[Task objective]
Everything from the first line down to the line containing "from bokeh.resources import INLINE" is to be retyped exactly, both ends included, with pictures left out.
>>
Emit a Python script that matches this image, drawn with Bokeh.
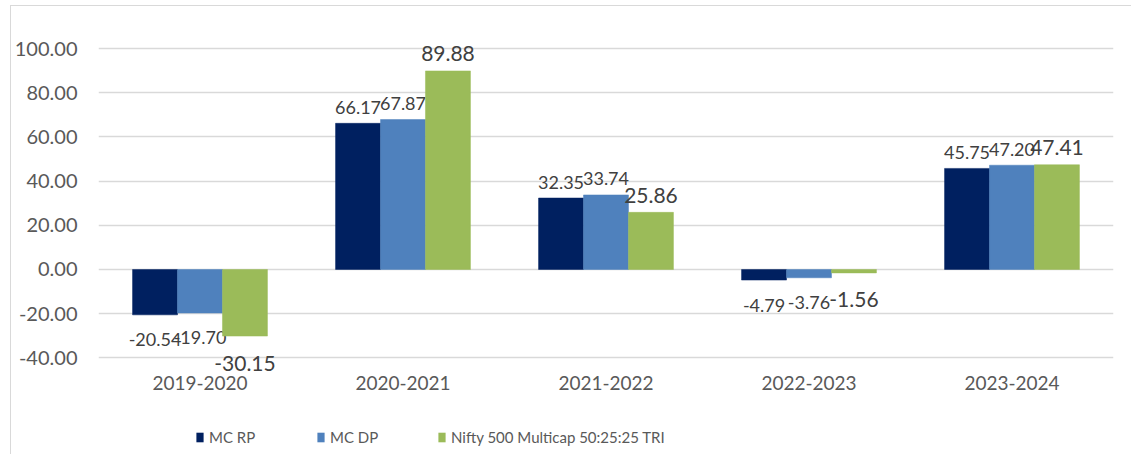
from bokeh.plotting import figure
from bokeh.layouts import column
from bokeh.models import (ColumnDataSource, FactorRange, Range1d, FixedTicker,
                          NumeralTickFormatter, Legend, LegendItem)
from bokeh.transform import dodge
from bokeh.core.properties import value
from bokeh.embed import file_html
from bokeh.resources import INLINE

# ---- data ----
years = ["2019-2020", "2020-2021", "2021-2022", "2022-2023", "2023-2024"]
mc_rp = [-20.54, 66.17, 32.35, -4.79, 45.75]
mc_dp = [-19.70, 67.87, 33.74, -3.76, 47.20]
nifty = [-30.15, 89.88, 25.86, -1.56, 47.41]
series_names = ["MC RP", "MC DP", "Nifty 500 Multicap 50:25:25 TRI"]
y_ticks = [-40, -20, 0, 20, 40, 60, 80, 100]

colors = ["#002060", "#4F81BD", "#9BBB59"]
FONT = "Lato"

p = figure(x_range=FactorRange(factors=years, range_padding=0),
           y_range=Range1d(-48, 110),
           width=1120, height=404,
           min_border_left=83, min_border_right=18,
           min_border_top=20, min_border_bottom=35,
           output_backend="svg", toolbar_location=None, tools="")
p.outline_line_color = None
p.background_fill_color = "white"

# legend-only strip beneath the chart (its bars fall outside its view)
q = figure(x_range=p.x_range, y_range=Range1d(100, 200),
           width=1120, height=44, min_border=0,
           x_axis_location=None, y_axis_location=None,
           output_backend="svg", toolbar_location=None, tools="")
q.outline_line_color = None
q.grid.visible = False

bw = 0.2215
offsets = [-bw, 0.0, bw]
all_series = [mc_rp, mc_dp, nifty]
font_sizes = ["18px", "18px", "21px"]
pos_off = [-16, -16, -17]
neg_off = [25, 25, 27]

legend_renderers = []
for vals, off, col, fs, po, no in zip(all_series, offsets, colors, font_sizes, pos_off, neg_off):
    src = ColumnDataSource(dict(
        year=years,
        val=vals,
        txt=["%.2f" % v for v in vals],
        yoff=[po if v >= 0 else no for v in vals],
    ))
    p.vbar(x=dodge("year", off, range=p.x_range), top="val", bottom=0,
           width=bw, source=src, fill_color=col, line_color=col, line_width=0.5)
    p.text(x=dodge("year", off, range=p.x_range), y="val", text="txt",
           y_offset="yoff", source=src, text_align="center",
           text_baseline="alphabetic", text_font=value(FONT),
           text_font_size=fs, text_color="#404040")
    lr = q.vbar(x=dodge("year", off, range=q.x_range), top="val", bottom=0,
                width=bw, source=src, fill_color=col, line_color=None)
    legend_renderers.append(lr)

# axes
p.yaxis.ticker = FixedTicker(ticks=y_ticks)
p.yaxis.formatter = NumeralTickFormatter(format="0.00")
for ax in (p.xaxis, p.yaxis):
    ax.axis_line_color = None
    ax.major_tick_line_color = None
    ax.minor_tick_line_color = None
    ax.major_tick_out = 0
    ax.major_tick_in = 0
    ax.major_label_text_font = FONT
    ax.major_label_text_font_size = "20px"
    ax.major_label_text_color = "#595959"
p.yaxis.major_label_standoff = 21
p.xaxis.major_label_standoff = 0
p.xaxis.major_label_text_font_size = "19px"

p.xgrid.grid_line_color = None
p.ygrid.ticker = FixedTicker(ticks=y_ticks)
p.ygrid.grid_line_color = "#d9d9d9"
p.ygrid.grid_line_width = 1.5

leg = Legend(items=[LegendItem(label=n, renderers=[r]) for n, r in zip(series_names, legend_renderers)],
             location=(97, 6), orientation="horizontal",
             border_line_color=None, background_fill_alpha=0,
             padding=0, margin=0, spacing=5, glyph_width=9, glyph_height=12,
             label_standoff=5, label_width=102, label_height=22,
             label_text_font=FONT, label_text_font_size="15px",
             label_text_color="#595959")
q.add_layout(leg)

layout = column(p, q, spacing=0, margin=(5, 0, 0, 10),
                styles={"border-left": "1px solid #d9d9d9",
                        "border-top": "1px solid #d9d9d9"})
open("out.html", "w").write(file_html(layout, INLINE))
<<
[Answer to this task]
Emit a Python script that matches this image, drawn with Bokeh.
from bokeh.plotting import figure
from bokeh.layouts import column
from bokeh.models import (ColumnDataSource, FactorRange, Range1d, FixedTicker,
                          NumeralTickFormatter, Legend, LegendItem)
from bokeh.transform import dodge
from bokeh.core.properties import value
from bokeh.embed import file_html
from bokeh.resources import INLINE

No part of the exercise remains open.